## begin Given data

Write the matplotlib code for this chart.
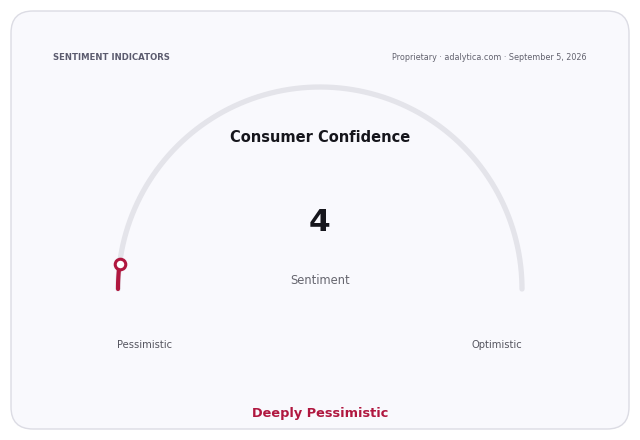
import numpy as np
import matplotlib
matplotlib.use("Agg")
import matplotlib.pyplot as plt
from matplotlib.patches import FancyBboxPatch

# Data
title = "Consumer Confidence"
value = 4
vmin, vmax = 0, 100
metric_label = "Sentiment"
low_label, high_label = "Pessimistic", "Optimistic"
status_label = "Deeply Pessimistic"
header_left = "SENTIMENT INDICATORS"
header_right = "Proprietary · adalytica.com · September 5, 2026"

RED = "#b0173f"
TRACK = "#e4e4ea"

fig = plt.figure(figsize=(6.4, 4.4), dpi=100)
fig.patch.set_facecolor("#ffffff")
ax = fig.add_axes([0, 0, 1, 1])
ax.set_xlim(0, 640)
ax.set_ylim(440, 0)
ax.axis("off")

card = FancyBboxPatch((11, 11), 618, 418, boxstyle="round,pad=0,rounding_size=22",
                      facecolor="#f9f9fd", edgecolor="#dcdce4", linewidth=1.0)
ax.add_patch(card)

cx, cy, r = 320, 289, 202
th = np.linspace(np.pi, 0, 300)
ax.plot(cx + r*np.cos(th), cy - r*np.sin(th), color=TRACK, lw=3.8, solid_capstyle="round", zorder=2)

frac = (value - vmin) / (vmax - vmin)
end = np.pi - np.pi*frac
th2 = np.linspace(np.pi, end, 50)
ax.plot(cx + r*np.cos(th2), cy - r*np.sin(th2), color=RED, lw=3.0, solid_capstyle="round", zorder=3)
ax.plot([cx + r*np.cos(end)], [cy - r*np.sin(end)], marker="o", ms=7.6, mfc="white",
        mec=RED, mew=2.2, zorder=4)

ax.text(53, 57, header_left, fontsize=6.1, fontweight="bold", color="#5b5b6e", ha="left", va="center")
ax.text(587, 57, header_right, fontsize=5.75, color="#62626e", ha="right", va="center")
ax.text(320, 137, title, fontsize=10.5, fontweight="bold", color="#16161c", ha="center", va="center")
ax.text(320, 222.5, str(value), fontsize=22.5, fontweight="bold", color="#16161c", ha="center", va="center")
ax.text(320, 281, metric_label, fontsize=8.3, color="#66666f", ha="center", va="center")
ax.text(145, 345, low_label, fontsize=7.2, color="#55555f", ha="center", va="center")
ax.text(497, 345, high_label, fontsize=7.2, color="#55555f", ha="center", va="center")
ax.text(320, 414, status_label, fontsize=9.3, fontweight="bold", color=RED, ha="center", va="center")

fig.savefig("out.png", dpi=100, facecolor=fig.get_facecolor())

## end Given data

▶ _Task directions_: From the first line of the listing above, repeat every line through the one holding "from matplotlib.patches import FancyBboxPatch". Both ends count, and pictures stay out.

▶ _Exercise output_:
Write the matplotlib code for this chart.
import numpy as np
import matplotlib
matplotlib.use("Agg")
import matplotlib.pyplot as plt
from matplotlib.patches import FancyBboxPatch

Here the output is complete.